What is required
Reproduce, please, only the lines from the first line below to the line containing "const Y_TITLE = 'Mean SNRcc';", inclusive.

Material
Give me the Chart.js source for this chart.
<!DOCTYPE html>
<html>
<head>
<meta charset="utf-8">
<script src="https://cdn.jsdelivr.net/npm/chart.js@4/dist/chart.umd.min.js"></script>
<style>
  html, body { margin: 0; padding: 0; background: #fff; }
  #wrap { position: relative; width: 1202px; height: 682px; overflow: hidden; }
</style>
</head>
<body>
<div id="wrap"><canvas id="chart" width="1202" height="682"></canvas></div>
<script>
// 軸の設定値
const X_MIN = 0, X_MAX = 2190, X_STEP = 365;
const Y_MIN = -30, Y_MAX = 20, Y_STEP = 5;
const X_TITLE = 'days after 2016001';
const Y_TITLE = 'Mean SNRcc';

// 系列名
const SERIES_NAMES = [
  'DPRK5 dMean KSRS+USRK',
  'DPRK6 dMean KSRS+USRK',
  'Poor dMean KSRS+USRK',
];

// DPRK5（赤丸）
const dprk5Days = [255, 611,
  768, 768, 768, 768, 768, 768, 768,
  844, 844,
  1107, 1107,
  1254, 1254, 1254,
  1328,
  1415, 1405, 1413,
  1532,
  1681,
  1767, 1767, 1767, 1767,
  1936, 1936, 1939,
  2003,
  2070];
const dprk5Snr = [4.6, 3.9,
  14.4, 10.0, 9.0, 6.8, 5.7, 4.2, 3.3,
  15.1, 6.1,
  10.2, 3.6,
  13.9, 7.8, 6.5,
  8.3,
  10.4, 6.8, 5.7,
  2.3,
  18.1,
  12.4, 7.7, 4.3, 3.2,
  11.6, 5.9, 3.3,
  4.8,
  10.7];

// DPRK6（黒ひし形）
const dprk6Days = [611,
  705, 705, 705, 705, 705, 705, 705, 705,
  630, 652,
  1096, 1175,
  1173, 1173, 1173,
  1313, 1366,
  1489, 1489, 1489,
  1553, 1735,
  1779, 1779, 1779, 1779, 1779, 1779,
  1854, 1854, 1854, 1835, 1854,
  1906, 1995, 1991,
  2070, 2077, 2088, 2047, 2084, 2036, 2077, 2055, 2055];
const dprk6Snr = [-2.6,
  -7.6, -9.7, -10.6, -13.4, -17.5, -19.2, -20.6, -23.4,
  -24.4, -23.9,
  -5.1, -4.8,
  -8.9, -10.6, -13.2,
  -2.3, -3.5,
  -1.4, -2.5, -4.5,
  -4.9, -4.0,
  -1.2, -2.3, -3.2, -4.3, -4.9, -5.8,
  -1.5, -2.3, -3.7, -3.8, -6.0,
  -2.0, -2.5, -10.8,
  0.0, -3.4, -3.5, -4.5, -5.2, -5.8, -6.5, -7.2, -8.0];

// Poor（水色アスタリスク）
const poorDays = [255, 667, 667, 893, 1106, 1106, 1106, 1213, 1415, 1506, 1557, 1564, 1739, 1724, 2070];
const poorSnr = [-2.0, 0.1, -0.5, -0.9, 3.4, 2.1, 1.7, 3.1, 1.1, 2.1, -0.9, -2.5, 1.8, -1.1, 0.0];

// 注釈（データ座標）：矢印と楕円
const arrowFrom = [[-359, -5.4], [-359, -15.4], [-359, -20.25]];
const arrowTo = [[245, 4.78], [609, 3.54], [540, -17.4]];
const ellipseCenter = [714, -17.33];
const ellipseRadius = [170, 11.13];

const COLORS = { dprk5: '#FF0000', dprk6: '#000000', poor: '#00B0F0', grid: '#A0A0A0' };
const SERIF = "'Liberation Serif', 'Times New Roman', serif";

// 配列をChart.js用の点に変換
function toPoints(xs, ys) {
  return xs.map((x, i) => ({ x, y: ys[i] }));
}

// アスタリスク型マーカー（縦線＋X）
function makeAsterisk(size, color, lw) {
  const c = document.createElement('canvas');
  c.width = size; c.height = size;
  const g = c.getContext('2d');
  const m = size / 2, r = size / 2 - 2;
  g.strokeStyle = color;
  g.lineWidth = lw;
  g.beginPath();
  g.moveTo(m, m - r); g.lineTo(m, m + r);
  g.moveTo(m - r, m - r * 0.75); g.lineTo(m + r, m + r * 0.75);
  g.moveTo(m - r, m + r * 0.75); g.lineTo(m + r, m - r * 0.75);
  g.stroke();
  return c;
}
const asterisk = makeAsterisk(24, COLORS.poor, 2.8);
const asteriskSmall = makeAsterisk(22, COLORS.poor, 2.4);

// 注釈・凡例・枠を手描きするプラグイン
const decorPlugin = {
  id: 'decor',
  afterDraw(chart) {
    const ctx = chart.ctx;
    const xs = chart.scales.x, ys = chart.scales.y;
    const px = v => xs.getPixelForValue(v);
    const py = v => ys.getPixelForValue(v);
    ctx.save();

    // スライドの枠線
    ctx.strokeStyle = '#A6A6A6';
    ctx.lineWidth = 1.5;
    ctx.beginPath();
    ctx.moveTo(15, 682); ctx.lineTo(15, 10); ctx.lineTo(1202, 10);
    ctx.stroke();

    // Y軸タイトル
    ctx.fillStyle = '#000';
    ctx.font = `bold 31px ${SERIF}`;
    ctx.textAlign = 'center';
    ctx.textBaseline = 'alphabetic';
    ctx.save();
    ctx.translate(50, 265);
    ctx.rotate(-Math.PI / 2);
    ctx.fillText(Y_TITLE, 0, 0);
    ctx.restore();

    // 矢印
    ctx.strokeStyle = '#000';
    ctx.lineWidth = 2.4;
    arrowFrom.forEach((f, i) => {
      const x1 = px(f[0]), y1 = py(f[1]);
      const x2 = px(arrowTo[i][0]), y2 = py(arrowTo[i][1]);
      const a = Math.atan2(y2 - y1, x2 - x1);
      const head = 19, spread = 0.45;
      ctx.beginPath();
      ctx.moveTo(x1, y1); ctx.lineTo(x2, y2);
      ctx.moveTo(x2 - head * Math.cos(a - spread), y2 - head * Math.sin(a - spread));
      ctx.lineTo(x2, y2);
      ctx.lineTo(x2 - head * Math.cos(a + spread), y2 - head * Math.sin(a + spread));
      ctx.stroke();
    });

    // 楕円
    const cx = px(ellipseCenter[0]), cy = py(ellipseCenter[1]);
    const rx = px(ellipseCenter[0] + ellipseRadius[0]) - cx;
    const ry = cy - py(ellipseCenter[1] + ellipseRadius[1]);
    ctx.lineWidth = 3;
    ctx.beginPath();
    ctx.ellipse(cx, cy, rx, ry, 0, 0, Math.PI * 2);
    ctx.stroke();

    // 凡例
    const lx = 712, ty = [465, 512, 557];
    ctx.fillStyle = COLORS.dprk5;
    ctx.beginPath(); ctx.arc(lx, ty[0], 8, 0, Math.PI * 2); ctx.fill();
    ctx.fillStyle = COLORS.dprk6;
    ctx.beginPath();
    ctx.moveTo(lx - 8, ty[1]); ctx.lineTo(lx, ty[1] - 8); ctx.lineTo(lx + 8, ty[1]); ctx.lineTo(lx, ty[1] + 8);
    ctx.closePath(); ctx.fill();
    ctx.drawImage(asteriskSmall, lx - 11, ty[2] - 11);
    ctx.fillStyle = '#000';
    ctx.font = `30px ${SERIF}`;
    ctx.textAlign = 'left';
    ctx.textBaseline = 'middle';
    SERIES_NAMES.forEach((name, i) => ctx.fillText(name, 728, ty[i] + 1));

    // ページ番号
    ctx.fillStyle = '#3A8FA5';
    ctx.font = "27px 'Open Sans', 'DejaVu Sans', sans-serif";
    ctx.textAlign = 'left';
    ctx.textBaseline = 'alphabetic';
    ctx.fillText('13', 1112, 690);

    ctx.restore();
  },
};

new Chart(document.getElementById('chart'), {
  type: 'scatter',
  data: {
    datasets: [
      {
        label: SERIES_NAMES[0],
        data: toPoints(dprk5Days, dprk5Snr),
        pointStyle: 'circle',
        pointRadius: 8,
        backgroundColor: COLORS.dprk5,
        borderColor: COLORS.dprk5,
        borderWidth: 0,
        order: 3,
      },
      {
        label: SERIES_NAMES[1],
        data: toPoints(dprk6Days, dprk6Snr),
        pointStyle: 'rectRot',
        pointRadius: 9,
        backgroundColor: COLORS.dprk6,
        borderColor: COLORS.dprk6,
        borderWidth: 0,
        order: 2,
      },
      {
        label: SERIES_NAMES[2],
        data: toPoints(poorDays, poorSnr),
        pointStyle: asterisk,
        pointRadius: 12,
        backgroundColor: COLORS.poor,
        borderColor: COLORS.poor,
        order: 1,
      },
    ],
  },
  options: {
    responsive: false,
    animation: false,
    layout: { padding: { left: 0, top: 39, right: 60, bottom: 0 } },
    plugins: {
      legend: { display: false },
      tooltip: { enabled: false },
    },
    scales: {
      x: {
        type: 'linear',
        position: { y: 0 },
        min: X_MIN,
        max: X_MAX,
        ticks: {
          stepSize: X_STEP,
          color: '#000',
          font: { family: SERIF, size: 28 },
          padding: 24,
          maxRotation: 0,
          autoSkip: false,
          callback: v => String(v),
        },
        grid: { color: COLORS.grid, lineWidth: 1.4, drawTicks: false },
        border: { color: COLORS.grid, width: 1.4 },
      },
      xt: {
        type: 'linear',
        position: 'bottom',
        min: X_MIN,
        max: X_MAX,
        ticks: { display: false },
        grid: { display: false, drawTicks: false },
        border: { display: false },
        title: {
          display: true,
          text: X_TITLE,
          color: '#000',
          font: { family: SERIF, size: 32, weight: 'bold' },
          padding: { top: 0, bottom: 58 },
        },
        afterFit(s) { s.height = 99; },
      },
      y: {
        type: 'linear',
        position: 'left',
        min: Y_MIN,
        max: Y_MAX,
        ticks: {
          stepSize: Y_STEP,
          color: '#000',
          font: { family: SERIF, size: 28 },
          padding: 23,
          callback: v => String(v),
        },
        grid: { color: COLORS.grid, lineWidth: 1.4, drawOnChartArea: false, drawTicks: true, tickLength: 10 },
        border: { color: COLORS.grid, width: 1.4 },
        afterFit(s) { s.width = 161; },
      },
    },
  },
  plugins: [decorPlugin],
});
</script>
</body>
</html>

Complete answer
Give me the Chart.js source for this chart.
<!DOCTYPE html>
<html>
<head>
<meta charset="utf-8">
<script src="https://cdn.jsdelivr.net/npm/chart.js@4/dist/chart.umd.min.js"></script>
<style>
  html, body { margin: 0; padding: 0; background: #fff; }
  #wrap { position: relative; width: 1202px; height: 682px; overflow: hidden; }
</style>
</head>
<body>
<div id="wrap"><canvas id="chart" width="1202" height="682"></canvas></div>
<script>
// 軸の設定値
const X_MIN = 0, X_MAX = 2190, X_STEP = 365;
const Y_MIN = -30, Y_MAX = 20, Y_STEP = 5;
const X_TITLE = 'days after 2016001';
const Y_TITLE = 'Mean SNRcc';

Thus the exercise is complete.